Looking at the data below, count the lines that contain the string "React". Write only the total.

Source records
⁂

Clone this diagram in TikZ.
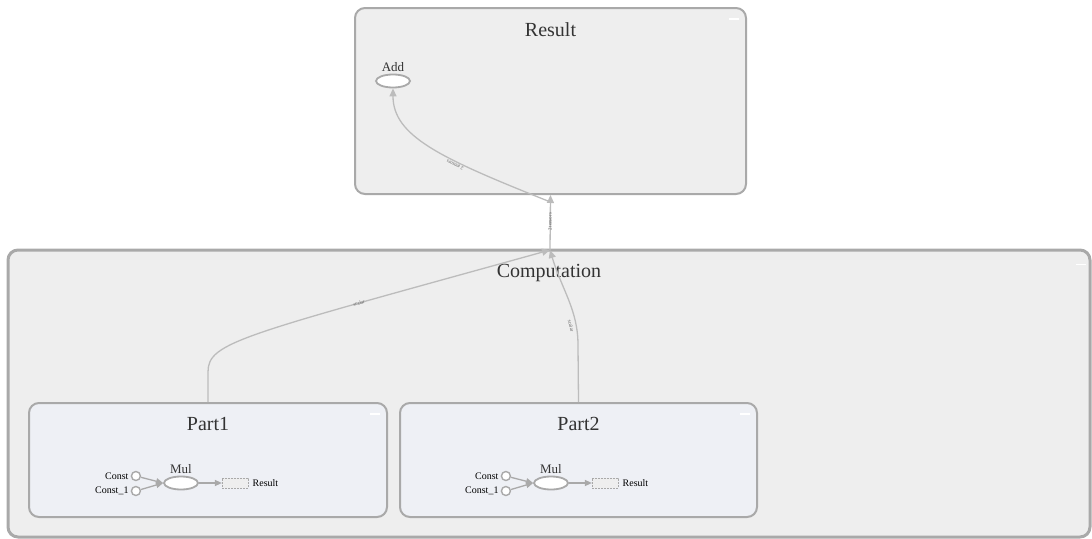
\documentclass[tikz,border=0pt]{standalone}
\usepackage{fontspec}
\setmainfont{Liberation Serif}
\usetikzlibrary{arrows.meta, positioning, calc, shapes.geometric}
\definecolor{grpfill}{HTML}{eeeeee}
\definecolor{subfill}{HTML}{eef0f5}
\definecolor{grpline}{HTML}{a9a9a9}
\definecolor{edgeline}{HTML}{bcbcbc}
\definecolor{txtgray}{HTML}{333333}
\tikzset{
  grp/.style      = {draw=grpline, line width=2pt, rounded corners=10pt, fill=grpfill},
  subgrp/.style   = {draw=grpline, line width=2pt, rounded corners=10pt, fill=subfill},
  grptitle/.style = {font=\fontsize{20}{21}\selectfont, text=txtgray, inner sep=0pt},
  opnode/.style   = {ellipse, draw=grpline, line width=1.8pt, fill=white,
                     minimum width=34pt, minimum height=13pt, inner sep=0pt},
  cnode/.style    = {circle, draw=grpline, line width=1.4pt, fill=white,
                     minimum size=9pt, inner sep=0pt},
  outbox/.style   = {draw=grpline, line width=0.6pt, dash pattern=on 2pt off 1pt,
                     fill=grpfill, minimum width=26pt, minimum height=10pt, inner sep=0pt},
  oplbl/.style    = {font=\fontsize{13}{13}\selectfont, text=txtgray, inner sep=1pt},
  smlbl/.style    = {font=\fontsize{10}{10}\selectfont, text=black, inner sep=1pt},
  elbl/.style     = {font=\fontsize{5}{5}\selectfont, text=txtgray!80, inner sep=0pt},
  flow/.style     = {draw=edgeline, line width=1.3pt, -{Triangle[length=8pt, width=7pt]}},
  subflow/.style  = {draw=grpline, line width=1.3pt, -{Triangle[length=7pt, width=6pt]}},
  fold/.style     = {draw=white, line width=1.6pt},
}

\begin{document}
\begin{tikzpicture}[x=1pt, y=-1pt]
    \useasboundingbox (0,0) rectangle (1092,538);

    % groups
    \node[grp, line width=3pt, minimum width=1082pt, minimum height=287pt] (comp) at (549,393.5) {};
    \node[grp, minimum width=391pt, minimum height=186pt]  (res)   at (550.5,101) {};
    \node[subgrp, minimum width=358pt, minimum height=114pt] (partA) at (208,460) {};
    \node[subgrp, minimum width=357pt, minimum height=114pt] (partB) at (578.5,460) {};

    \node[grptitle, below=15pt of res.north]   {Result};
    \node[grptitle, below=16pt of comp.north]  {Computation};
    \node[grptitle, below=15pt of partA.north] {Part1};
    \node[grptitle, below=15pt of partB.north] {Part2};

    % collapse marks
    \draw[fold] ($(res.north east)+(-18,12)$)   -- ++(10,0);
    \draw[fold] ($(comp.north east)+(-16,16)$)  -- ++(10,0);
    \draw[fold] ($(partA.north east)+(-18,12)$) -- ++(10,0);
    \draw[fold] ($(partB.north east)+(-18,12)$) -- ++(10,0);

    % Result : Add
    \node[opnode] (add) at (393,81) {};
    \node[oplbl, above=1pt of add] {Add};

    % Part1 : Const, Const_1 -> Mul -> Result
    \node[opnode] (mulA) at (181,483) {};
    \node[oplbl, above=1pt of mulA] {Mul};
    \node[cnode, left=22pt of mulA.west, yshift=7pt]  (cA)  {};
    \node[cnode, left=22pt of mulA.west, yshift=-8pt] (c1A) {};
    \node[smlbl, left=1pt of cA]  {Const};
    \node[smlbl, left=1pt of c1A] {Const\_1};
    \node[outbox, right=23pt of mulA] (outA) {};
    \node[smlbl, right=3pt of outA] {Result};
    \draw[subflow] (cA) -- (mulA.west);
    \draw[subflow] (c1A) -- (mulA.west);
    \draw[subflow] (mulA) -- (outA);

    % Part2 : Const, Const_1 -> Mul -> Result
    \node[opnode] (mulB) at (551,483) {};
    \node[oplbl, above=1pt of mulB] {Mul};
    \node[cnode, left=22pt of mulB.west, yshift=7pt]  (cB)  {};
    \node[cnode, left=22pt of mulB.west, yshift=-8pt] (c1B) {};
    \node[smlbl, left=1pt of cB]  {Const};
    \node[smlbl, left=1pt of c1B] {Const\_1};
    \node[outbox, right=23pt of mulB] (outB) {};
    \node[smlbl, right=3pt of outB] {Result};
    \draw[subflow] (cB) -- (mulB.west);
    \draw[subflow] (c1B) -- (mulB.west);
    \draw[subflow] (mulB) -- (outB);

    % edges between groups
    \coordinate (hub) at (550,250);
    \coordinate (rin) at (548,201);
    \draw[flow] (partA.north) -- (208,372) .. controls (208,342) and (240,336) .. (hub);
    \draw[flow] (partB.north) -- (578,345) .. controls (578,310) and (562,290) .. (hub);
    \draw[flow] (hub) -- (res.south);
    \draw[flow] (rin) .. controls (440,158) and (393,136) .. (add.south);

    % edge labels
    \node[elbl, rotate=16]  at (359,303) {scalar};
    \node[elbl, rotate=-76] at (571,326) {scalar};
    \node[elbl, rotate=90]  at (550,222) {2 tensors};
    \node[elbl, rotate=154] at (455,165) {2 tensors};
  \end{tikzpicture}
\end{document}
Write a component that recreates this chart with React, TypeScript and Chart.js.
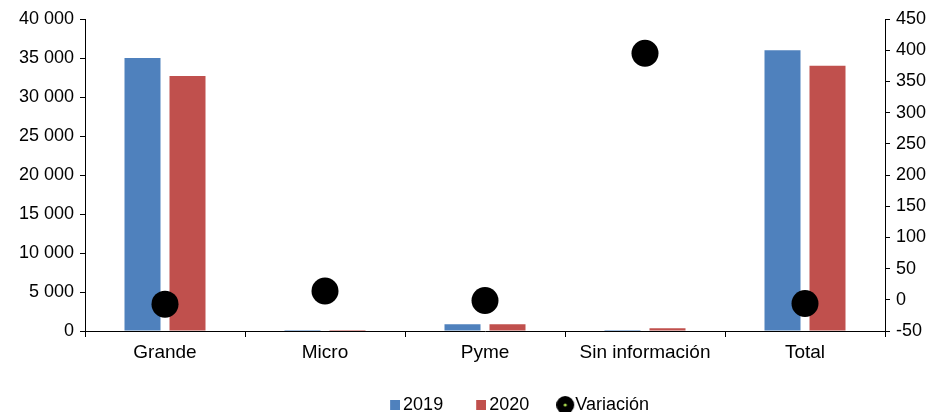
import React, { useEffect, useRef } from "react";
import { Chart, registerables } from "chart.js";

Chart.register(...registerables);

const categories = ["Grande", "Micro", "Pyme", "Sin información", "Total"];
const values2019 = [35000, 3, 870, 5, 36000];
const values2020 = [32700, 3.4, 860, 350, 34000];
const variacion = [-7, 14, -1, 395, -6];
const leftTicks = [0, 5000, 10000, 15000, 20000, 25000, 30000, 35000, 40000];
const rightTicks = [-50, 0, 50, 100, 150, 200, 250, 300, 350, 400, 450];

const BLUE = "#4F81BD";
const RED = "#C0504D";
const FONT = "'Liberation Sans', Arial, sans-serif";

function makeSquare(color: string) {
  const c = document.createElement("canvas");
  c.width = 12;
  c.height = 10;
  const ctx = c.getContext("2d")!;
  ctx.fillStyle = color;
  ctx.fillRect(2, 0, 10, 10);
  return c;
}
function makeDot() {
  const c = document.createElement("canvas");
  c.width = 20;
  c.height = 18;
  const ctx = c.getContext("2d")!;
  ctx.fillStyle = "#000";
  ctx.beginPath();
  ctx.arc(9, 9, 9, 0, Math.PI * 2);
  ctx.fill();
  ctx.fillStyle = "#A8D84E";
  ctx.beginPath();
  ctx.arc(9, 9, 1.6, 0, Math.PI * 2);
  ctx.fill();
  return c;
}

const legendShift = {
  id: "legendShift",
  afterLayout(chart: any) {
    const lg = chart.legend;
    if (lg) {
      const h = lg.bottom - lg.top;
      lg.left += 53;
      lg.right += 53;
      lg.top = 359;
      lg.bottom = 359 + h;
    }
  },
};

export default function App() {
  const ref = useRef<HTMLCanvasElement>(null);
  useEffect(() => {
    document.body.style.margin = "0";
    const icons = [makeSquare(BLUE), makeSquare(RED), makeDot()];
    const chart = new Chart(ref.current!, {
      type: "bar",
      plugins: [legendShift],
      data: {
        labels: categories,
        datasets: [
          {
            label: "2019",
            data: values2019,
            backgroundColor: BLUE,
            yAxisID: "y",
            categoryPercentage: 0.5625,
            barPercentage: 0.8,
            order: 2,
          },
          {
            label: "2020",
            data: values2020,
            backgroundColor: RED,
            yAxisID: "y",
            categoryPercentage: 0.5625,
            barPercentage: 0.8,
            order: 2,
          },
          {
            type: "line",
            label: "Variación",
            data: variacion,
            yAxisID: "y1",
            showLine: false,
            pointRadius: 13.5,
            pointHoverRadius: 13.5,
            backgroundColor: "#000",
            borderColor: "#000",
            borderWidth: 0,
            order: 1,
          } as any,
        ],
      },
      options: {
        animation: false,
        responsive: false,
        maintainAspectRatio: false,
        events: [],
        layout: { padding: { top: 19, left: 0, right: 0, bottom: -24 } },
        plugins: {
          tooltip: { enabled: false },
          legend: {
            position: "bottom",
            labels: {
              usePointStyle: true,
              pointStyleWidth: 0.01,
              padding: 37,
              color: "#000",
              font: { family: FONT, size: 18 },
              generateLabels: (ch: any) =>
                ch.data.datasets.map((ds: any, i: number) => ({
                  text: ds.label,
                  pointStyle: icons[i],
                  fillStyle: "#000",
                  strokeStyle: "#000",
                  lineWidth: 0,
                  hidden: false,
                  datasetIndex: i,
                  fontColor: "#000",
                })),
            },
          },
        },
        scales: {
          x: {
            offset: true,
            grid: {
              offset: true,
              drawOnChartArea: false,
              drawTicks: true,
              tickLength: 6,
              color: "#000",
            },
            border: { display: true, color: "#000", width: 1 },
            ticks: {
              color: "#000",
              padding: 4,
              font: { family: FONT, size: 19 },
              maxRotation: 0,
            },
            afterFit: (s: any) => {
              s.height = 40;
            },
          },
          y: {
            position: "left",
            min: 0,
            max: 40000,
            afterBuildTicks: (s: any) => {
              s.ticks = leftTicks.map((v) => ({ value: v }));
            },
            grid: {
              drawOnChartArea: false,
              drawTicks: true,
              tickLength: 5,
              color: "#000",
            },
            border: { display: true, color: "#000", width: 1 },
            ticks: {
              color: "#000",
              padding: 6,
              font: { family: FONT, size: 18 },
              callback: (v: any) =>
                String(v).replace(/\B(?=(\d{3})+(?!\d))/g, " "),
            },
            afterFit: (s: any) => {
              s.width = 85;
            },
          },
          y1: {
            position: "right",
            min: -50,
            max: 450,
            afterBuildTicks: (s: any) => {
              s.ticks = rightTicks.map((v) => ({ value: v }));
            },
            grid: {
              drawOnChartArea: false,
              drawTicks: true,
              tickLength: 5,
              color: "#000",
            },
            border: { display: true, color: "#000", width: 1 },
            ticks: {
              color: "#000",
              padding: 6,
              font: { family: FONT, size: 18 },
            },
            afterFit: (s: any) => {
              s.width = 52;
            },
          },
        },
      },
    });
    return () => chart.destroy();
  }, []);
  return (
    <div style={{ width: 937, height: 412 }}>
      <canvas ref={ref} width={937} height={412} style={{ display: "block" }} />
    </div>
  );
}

⁂

OUTPUT OF THE EXERCISE ->
2